Ketua Dewan Perwakilan Rakyat (DPR) Setya Novanto

Jakarta, Aktual.com – Ketua DPR Setya Novanto mengatakan, aksi 212 yang akan dilaksanakan di Gedung MPR, DPR dan DPD merupakan hak setiap warga negara Indonesia, yang ingin menyampaikan aspirasinya.

“Suasana yang aman dan tenang adalah keinginan masyarakat Jakarta dan Indonesia meskipun ada demonstrasi di Gedung Parlemen karena itu merupakan hak mereka untuk menyampaikan aspirasi,” kata Novanto di Gedung Nusantara III, Jakarta, Selasa (21/2).

Terlebih, kata Novanto, aksi itu telah diatur dalam konstitusi negara. Namun dia mengharapkan aksi berlangsung aman dan tertib karena esensi menjalankan demokrasi adalah hak-hak tiap warga terpenuhi.

“Hal ini agar apabila ada warga yang bekerja tetap aman dan tenang sehingga aktivitas berjalan secara normal.”

Aksi massa yang digelar di Gedung Parlemen diikuti oleh beberapa organisasi keagamaan dan organisasi kemahasiswaan. Mereka menuntut pencopotan Basuki Tjahaja Purnama alias sebagai gubernur DKI Jakarta karena telah berstatus terdakwa kasus penistaan agama.

Menurut dia, terkait kasus hukum, masyarakat harus percayakan kepada mekanisme yang berlaku. “Dan saat ini sedang berlangsung sidang kasus Ahok sehingga percayakan itu dengan jalur-jalur yang berlaku.”

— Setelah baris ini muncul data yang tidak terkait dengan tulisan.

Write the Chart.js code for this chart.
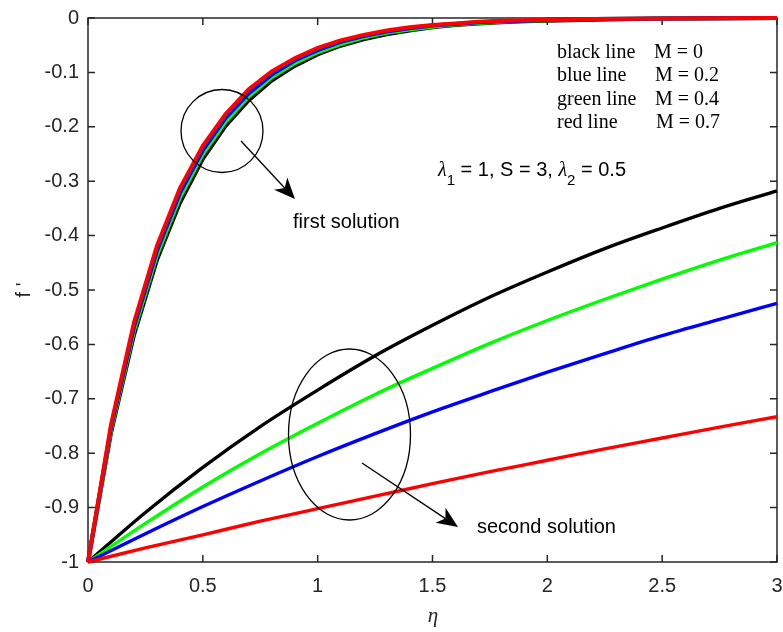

Ketua Umum DPP Partai Golkar itu meminta masyarakat tidak terpancing dengan suasana politik yang terjadi, sehingga diharapkan masyarakat bisa memilah-milah informasi yang beredar.

Selain itu, dia belum bisa memastikan apakah pimpinan DPR dapat menerima massa aksi karena harus melihat perkembangan yang terjadi.

Sebelumnya, Sekretaris Jenderal Forum Umat Islam Muhammad Al-Khatthath bertemu dengan Pimpinan DPR pada Senin (20/2) untuk memberitahukan rencana aksi yang digelar Selasa (21/2) sedianya digalang oleh Forum Umat Islam dengan agenda menuntut penonaktifan Ahok sebagai Gubernur DKI Jakarta.

“Kami ingin sampaikan, besok akan ada aksi. Jadi sekaligus ini, kami mau ‘kulonuwun’ besok akan ada massa besar, Insyallah aman. Tujuannya pencopotan Gubernur sesuai dengan tuntutan dari massa yang datang,” ujarnya.

Menurut Al-Khatthath, pengaktifan Ahok melanggar undang-undang nomor 23 tahun 2014 tentang Pemerintahan Daerah karena yang bersangkutan merupakan terdakwa kasus penodaan agama yang sedang menjalani persidangan.